Russia’s warm winter rouses bears out of hibernation
An unusually warm Russian December was what woke Dasha the bear, The Washington Post reports.
Balmy temperatures melted the snow at the Bolsherechensky Zoo in the Omsk region, 1,700 miles east of Moscow, and interrupted hibernation for the brown bears.
“They probably decided that spring had come,” zoo spokeswoman Natalya Bolotova said.
After burrowing out of their hay beds, most ate a meal and went back to sleep — except for Dasha, a Himalayan. It didn’t get comfortably cool enough for her until Thursday.
Russians across the country can sympathize.
The nation is experiencing a winter heat wave that is such a hot-button issue that it was the first question posed to President Vladimir Putin during his four-plus-hour end-of-year news conference Thursday.
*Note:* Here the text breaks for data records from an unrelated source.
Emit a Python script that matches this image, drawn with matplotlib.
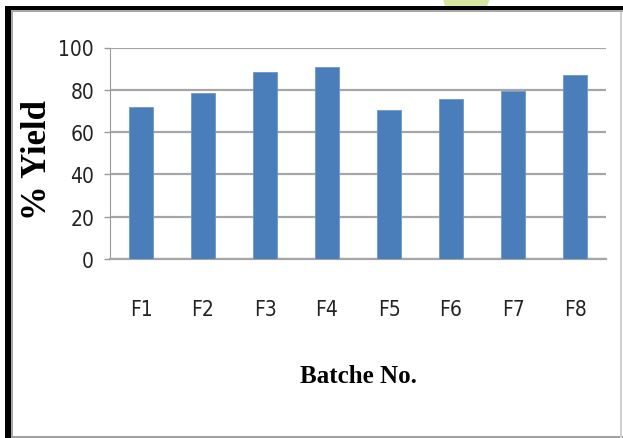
import matplotlib
matplotlib.use('Agg')
import matplotlib.pyplot as plt
from matplotlib.patches import Rectangle, Polygon

# batch yields (%)
batches = ['F1', 'F2', 'F3', 'F4', 'F5', 'F6', 'F7', 'F8']
yields = [72.0, 78.6, 88.3, 90.6, 70.4, 75.6, 79.6, 86.8]
y_ticks = [0, 20, 40, 60, 80, 100]

W, H = 623, 439
fig = plt.figure(figsize=(W / 100, H / 100), dpi=100)
fig.patch.set_facecolor('white')


def px(x, y):
    # pixel position (from top-left) -> figure fraction
    return x / W, 1 - y / H


# frame round the chart
fig.add_artist(Polygon([px(443, 0), px(490, 0), px(487, 7), px(445, 7)],
                       closed=True, transform=fig.transFigure,
                       facecolor='#d5e6a1', edgecolor='none'))
fig.add_artist(Rectangle(px(5, 439), 6 / W, 432 / H, transform=fig.transFigure,
                         facecolor='black', edgecolor='none'))
fig.add_artist(Rectangle(px(11, 439), 2 / W, 428 / H, transform=fig.transFigure,
                         facecolor='#a8a8a8', edgecolor='none'))
fig.add_artist(Rectangle(px(5, 11), 618 / W, 4 / H, transform=fig.transFigure,
                         facecolor='black', edgecolor='none'))
fig.add_artist(Rectangle(px(11, 13), 612 / W, 2 / H, transform=fig.transFigure,
                         facecolor='#a8a8a8', edgecolor='none'))
fig.add_artist(Rectangle(px(11, 439), 612 / W, 2 / H, transform=fig.transFigure,
                         facecolor='#a0a0a0', edgecolor='none'))
fig.add_artist(Rectangle(px(620, 439), 2 / W, 426 / H, transform=fig.transFigure,
                         facecolor='#d0d0d0', edgecolor='none'))

left, right = 110 / W, 606 / W
bottom, top = 1 - 260 / H, 1 - 48.5 / H
ax = fig.add_axes([left, bottom, right - left, top - bottom])

x = range(len(batches))
ax.bar(x, yields, width=0.39, color='#4a7ebb', edgecolor='#6f97cb',
       linewidth=0.6, zorder=3)

ax.set_xlim(-0.5, len(batches) - 0.5)
ax.set_ylim(0, 100)
ax.set_yticks(y_ticks)
ax.yaxis.grid(True, color='#a6a6a6', linewidth=1.6, zorder=0)
ax.set_axisbelow(True)

for s in ['top', 'right']:
    ax.spines[s].set_visible(False)
ax.spines['left'].set_color('#9a9a9a')
ax.spines['bottom'].set_color('#a6a6a6')
ax.spines['bottom'].set_linewidth(1.6)

ax.set_xticks(list(x))
ax.set_xticklabels(batches, family='DejaVu Sans', stretch='condensed',
                   fontsize=15, color='#222222')
ax.set_yticklabels([str(v) for v in y_ticks], family='DejaVu Sans',
                   stretch='condensed', fontsize=15, color='#222222')
ax.tick_params(axis='x', length=0, pad=29)
ax.tick_params(axis='y', length=4.5, width=1.0, color='#9a9a9a', pad=7)

fig.text(*px(358, 377), 'Batche No.', ha='center', va='center',
         family='Liberation Serif', fontweight='bold', fontsize=18)
fig.text(*px(37, 160), '% Yield', ha='center', va='center', rotation=90,
         family='Liberation Serif', fontweight='bold', fontsize=25)

fig.savefig('out.png', dpi=100)
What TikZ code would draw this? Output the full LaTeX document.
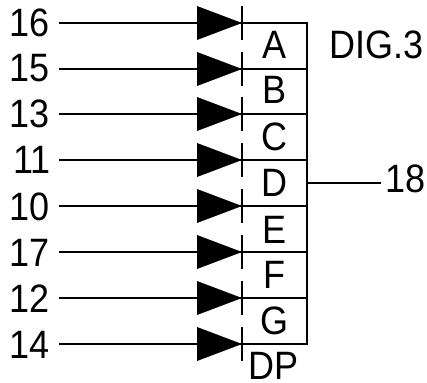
\documentclass[tikz,border=0pt]{standalone}
\usepackage{fontspec}
\setmainfont{Liberation Sans}
\newcommand{\tall}[1]{\scalebox{1}[1.1]{#1}}
\begin{document}
\begin{tikzpicture}[x=1pt,y=-1pt,
  lbl/.style={inner sep=0pt,outer sep=0pt,font=\fontsize{36}{36}\selectfont,text=black},
  wire/.style={line width=1.5pt,black},
  diodefill/.style={fill=black,draw=none}]
\useasboundingbox (0,0) rectangle (427,382);
% pin numbers (baseline positioned) and wires
\foreach \pin/\wy/\by/\px in {16/23/36.5/30,15/69/82/30,13/114/128/30,11/160/173.5/32,10/206/220/30,17/252/266.5/30,12/298/312/30,14/344/358/30}{
  \node[lbl,anchor=base] (p\pin) at (\px,\by) {\tall{\pin}};
  \coordinate (s\pin) at (59,\wy);
  \coordinate (k\pin) at (242,\wy);
  \coordinate (e\pin) at (307,\wy);
  \draw[wire] (s\pin) -- (e\pin);
  \fill[diodefill] (197,\wy-17) -- (k\pin) -- (197,\wy+17) -- cycle;
  \draw[wire] (242,\wy-17) -- (242,\wy+17);
}
% common bar
\draw[wire,line cap=rect] (e16) -- (e14);
% segment letters
\foreach \t/\by/\tx in {A/58.5/274,B/104/274,C/150/274,D/196/274,E/243/274,F/288/274,G/334/274}{
  \node[lbl,anchor=base] (seg\t) at (\tx,\by) {\tall{\t}};
}
\node[lbl,anchor=base] (segDP) at (273.5,379) {\tall{DP}};
\node[lbl,anchor=base west] (dig) at (329,59) {\tall{DIG.3}};
% common pin
\node[lbl,anchor=base] (p18) at (405.5,192) {\tall{18}};
\coordinate (c18) at (307,183);
\coordinate (c18r) at (381,183);
\draw[wire] (c18) -- (c18r);
\end{tikzpicture}
\end{document}
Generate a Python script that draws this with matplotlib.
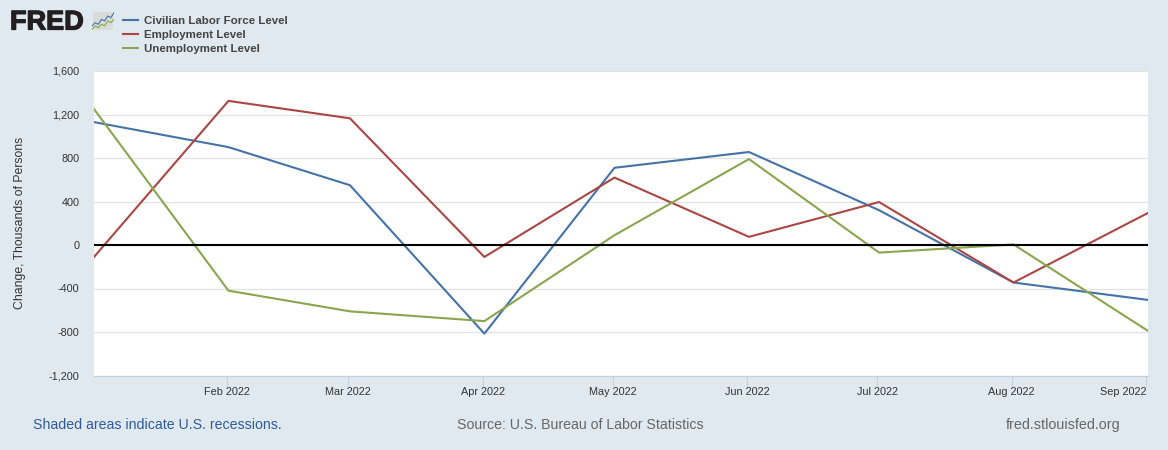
"""FRED chart: monthly change in labor force, employment and unemployment levels."""

import matplotlib
matplotlib.use("Agg")
import matplotlib.patheffects as pe
import matplotlib.pyplot as plt
import pandas as pd
from matplotlib.patches import FancyBboxPatch

plt.rcParams["font.family"] = ["Liberation Sans", "DejaVu Sans"]

# Data

MONTHS = ["2022-01-01", "2022-02-01", "2022-03-01", "2022-04-01", "2022-05-01",
          "2022-06-01", "2022-07-01", "2022-08-01", "2022-09-01"]
LABOR_FORCE = [1130, 900, 550, -815, 710, 855, 320, -345, -505]
EMPLOYMENT = [-110, 1325, 1165, -110, 620, 75, 395, -345, 295]
UNEMPLOYMENT = [1250, -420, -610, -700, 90, 790, -70, 5, -790]

Y_TICKS = [-1200, -800, -400, 0, 400, 800, 1200, 1600]
X_TICK_LABELS = ["Feb 2022", "Mar 2022", "Apr 2022", "May 2022",
                 "Jun 2022", "Jul 2022", "Aug 2022", "Sep 2022"]

# Logo sparkline shapes
ICON_BLUE = [3, 5, 4, 7, 6, 9, 8, 11]
ICON_GREEN = [1, 3, 2, 4, 3, 6, 5, 7]

BG = "#e1e9f0"
W, H = 1168, 450

dates = pd.to_datetime(MONTHS)

fig = plt.figure(figsize=(W / 100, H / 100), dpi=100, facecolor=BG)
ax = fig.add_axes([94 / W, 1 - 375.5 / H, (1148 - 94) / W, 304.5 / H])

ax.plot(dates, LABOR_FORCE, color="#4572a7", linewidth=1.5, zorder=3, label="Civilian Labor Force Level")
ax.plot(dates, EMPLOYMENT, color="#aa4643", linewidth=1.5, zorder=3, label="Employment Level")
ax.plot(dates, UNEMPLOYMENT, color="#89a54e", linewidth=1.5, zorder=3, label="Unemployment Level")
ax.axhline(0, color="black", linewidth=1.5, zorder=4)

ax.set_xlim(dates[0], dates[-1])
ax.set_ylim(-1200, 1600)
ax.set_yticks(Y_TICKS)
ax.set_yticklabels([f"{v:,}" for v in Y_TICKS], fontsize=7.8, color="#333333")

# the tick marks sit a little left of the data points in the original
ax.set_xticks(dates[1:] - pd.Timedelta(hours=10))
x_labels = ax.set_xticklabels(X_TICK_LABELS, fontsize=7.8, color="#333333")
x_labels[-1].set_ha("right")

ax.tick_params(axis="y", length=0, pad=10.5)
ax.tick_params(axis="x", length=7, width=0.8, color="#c0d0e0", pad=1)
ax.grid(axis="y", color="#e2e2e2", linewidth=0.9, zorder=0)
ax.set_axisbelow(True)
for side in ["top", "right", "left"]:
    ax.spines[side].set_visible(False)
ax.spines["bottom"].set_color("#c0d0e0")
ax.spines["bottom"].set_linewidth(0.9)

fig.text(20 / W, 1 - 223 / H, "Change, Thousands of Persons", rotation=90,
         ha="center", va="center", fontsize=8.8, color="#333333")

# Legend, placed by hand so it sits next to the logo
handles, labels = ax.get_legend_handles_labels()
legend = fig.legend(handles, labels, loc="upper left", bbox_to_anchor=(123 / W, 1 - 15.5 / H),
                    frameon=False, fontsize=8.25, handlelength=1.3, handletextpad=0.52,
                    labelspacing=0.37, borderaxespad=0, borderpad=0)
for t in legend.get_texts():
    t.set_color("#444444")
    t.set_fontweight("bold")

# Logo
fig.text(10 / W, 1 - 22.5 / H, "FRED", fontsize=19.5, fontweight="bold", color="#231f20",
         ha="left", va="center",
         path_effects=[pe.withStroke(linewidth=0.9, foreground="#231f20")])
icon = fig.add_axes([92 / W, 1 - 31 / H, 22 / W, 20 / H])
icon.axis("off")
icon.set_xlim(0, 1)
icon.set_ylim(0, 1)
icon.add_patch(FancyBboxPatch((0.05, 0.05), 0.9, 0.9, boxstyle="round,pad=0,rounding_size=0.1",
                              facecolor="#d8dcd8", edgecolor="none"))
icon_x = [i / (len(ICON_BLUE) - 1) for i in range(len(ICON_BLUE))]
icon.plot(icon_x, [v / 12 for v in ICON_BLUE], color="#4572a7", linewidth=0.8)
icon.plot(icon_x, [v / 12 for v in ICON_GREEN], color="#89a54e", linewidth=0.8)

# Footer
fig.text(33 / W, 1 - 425 / H, "Shaded areas indicate U.S. recessions.", fontsize=10.2,
         color="#2f5a9a", ha="left", va="center")
fig.text(457 / W, 1 - 425 / H, "Source: U.S. Bureau of Labor Statistics", fontsize=10.2,
         color="#666666", ha="left", va="center")
fig.text(1006 / W, 1 - 425 / H, "fred.stlouisfed.org", fontsize=10.4,
         color="#666666", ha="left", va="center")

fig.savefig("out.png", dpi=100, facecolor=BG)
plt.close(fig)
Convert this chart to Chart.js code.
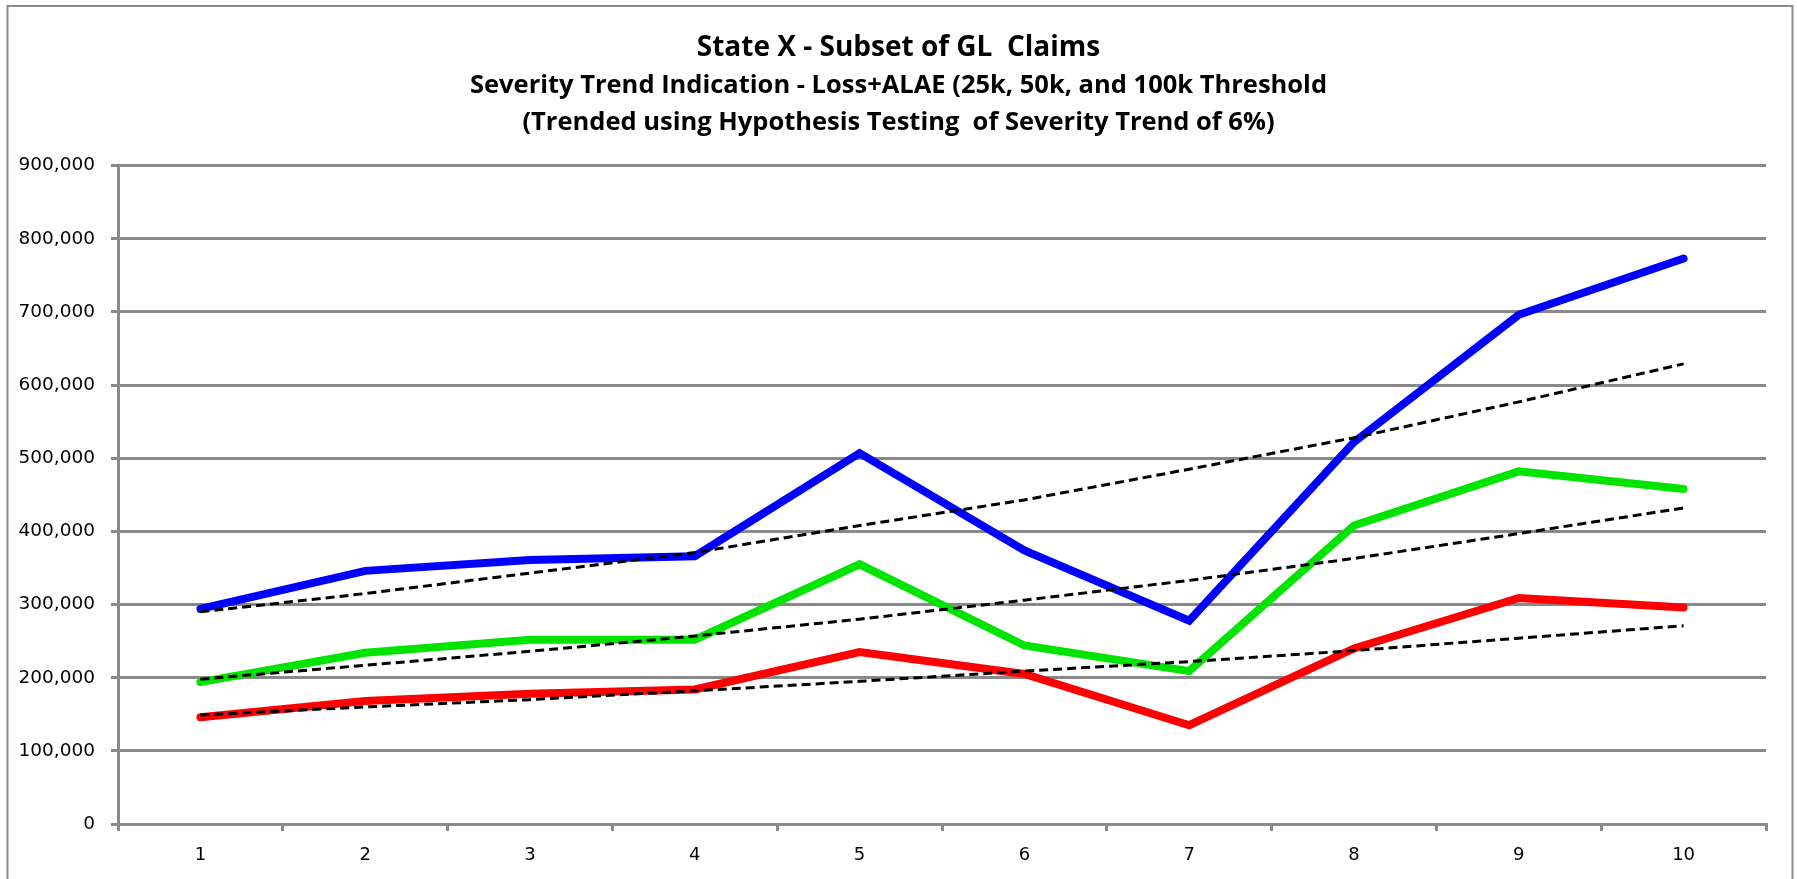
<!DOCTYPE html>
<html>
<head>
<meta charset="utf-8">
<script src="https://cdn.jsdelivr.net/npm/chart.js@4/dist/chart.umd.min.js"></script>
<style>
  html, body { margin: 0; padding: 0; background: #ffffff; }
  #wrap { width: 1797px; height: 879px; position: relative; }
</style>
</head>
<body>
<div id="wrap"><canvas id="chart" width="1797" height="879"></canvas></div>
<script>
// Evaluation periods
const periods = ['1', '2', '3', '4', '5', '6', '7', '8', '9', '10'];

// Average severity (Loss+ALAE) by threshold
const severity100k = [294000, 346000, 361000, 366000, 507000, 374000, 278000, 522000, 696000, 773000];
const severity50k  = [194000, 234000, 252000, 252000, 355000, 244000, 209000, 408000, 482000, 458000];
const severity25k  = [146000, 168000, 178000, 184000, 235000, 205000, 135000, 240000, 309000, 296000];

// Fitted trend lines for each threshold
const trend100k = [290000, 315000, 343000, 371000, 408000, 443000, 485000, 528000, 577000, 629000];
const trend50k  = [198000, 217000, 236000, 257000, 280000, 306000, 333000, 363000, 397000, 432000];
const trend25k  = [149000, 160000, 170000, 182000, 195000, 209000, 222000, 237000, 254000, 271000];

// Axis range
const yMin = 0;
const yMax = 900000;
const yStep = 100000;

const titleText = 'State X - Subset of GL  Claims';
const subtitleLines = [
  'Severity Trend Indication - Loss+ALAE (25k, 50k, and 100k Threshold',
  '(Trended using Hypothesis Testing  of Severity Trend of 6%)'
];

const axisGray = '#898989';

// White background plus the thin frame around the chart box
const framePlugin = {
  id: 'frame',
  beforeDraw(chart) {
    const ctx = chart.ctx;
    ctx.save();
    ctx.fillStyle = '#ffffff';
    ctx.fillRect(0, 0, chart.width, chart.height);
    ctx.strokeStyle = '#8a8a8a';
    ctx.lineWidth = 2;
    ctx.strokeRect(7.5, 6, 1785, chart.height + 20);
    ctx.restore();
  }
};

const seriesLine = (data, color) => ({
  data,
  borderColor: color,
  backgroundColor: color,
  borderWidth: 8,
  borderCapStyle: 'round',
  borderJoinStyle: 'miter',
  pointRadius: 0,
  tension: 0,
  fill: false,
  order: 2
});

const trendLine = (data) => ({
  data,
  borderColor: '#000000',
  borderWidth: 3,
  borderDash: [9, 5],
  pointRadius: 0,
  tension: 0,
  fill: false,
  order: 1
});

new Chart(document.getElementById('chart'), {
  type: 'line',
  data: {
    labels: periods,
    datasets: [
      seriesLine(severity100k, '#0000ff'),
      seriesLine(severity50k, '#00e400'),
      seriesLine(severity25k, '#ff0000'),
      trendLine(trend100k),
      trendLine(trend50k),
      trendLine(trend25k)
    ]
  },
  plugins: [framePlugin],
  options: {
    responsive: false,
    animation: false,
    events: [],
    layout: { padding: 0 },
    plugins: {
      legend: { display: false },
      tooltip: { enabled: false },
      title: {
        display: true,
        text: titleText,
        color: '#000000',
        font: { family: 'Open Sans', weight: 'bold', size: 28, lineHeight: 1.2 },
        padding: { top: 31, bottom: 3 }
      },
      subtitle: {
        display: true,
        text: subtitleLines,
        color: '#000000',
        font: { family: 'Open Sans', weight: 'bold', size: 25.5, lineHeight: 1.451 },
        padding: { top: 0, bottom: 24 }
      }
    },
    scales: {
      x: {
        type: 'category',
        offset: true,
        afterFit(scale) { scale.height = 55; },
        grid: {
          display: true,
          offset: true,
          drawOnChartArea: false,
          drawTicks: true,
          tickLength: 7,
          tickWidth: 3,
          tickColor: axisGray,
          color: axisGray,
          lineWidth: 3
        },
        border: { display: true, color: axisGray, width: 3 },
        ticks: {
          color: '#000000',
          font: { family: 'DejaVu Sans', size: 18 },
          padding: 14,
          maxRotation: 0,
          autoSkip: false
        }
      },
      y: {
        min: yMin,
        max: yMax,
        afterFit(scale) { scale.width = 118; },
        grid: {
          color: axisGray,
          lineWidth: 3,
          drawTicks: true,
          tickLength: 7,
          tickColor: axisGray
        },
        border: { display: true, color: axisGray, width: 3 },
        ticks: {
          stepSize: yStep,
          color: '#000000',
          font: { family: 'DejaVu Sans', size: 18.5 },
          padding: 16,
          callback: (v) => v.toLocaleString('en-US')
        }
      },
      // blank margin on the right side of the plot
      margin: {
        type: 'linear',
        position: 'right',
        afterFit(scale) { scale.width = 31; },
        grid: { display: false, drawTicks: false },
        border: { display: false },
        ticks: { display: false }
      }
    }
  }
});
</script>
</body>
</html>
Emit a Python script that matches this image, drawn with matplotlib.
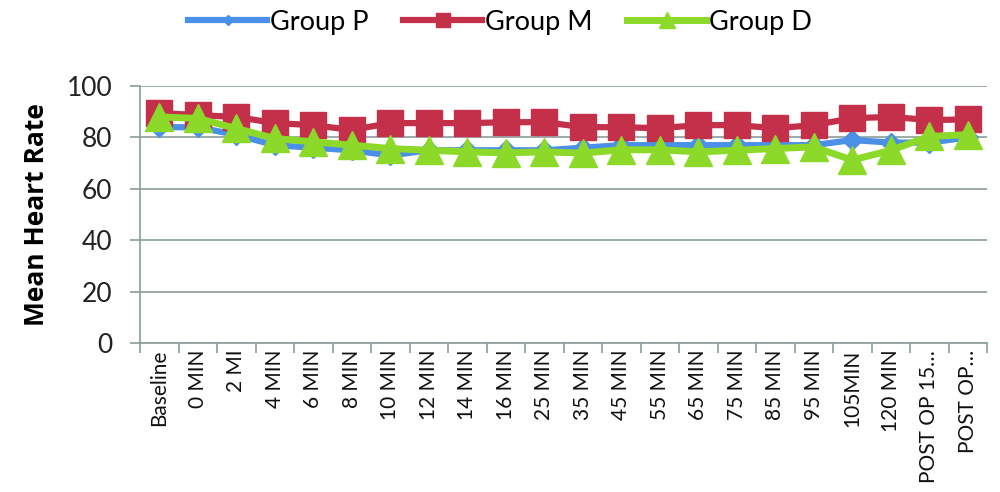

A day earlier, Russia’s Hydrometeorological Research Center recorded Moscow’s warmest December temperature in 133 years (5.6 degrees Celsius, or 42 degrees Fahrenheit). The European part of Russia is experiencing weather that’s 5 to 8 degrees Celsius warmer than the norm for late December.
Putin responded that “nobody knows” the origins of global warming, but he acknowledged that it’s a serious issue and that Russia “must undertake maximum efforts to ensure that the climate does not change dramatically.”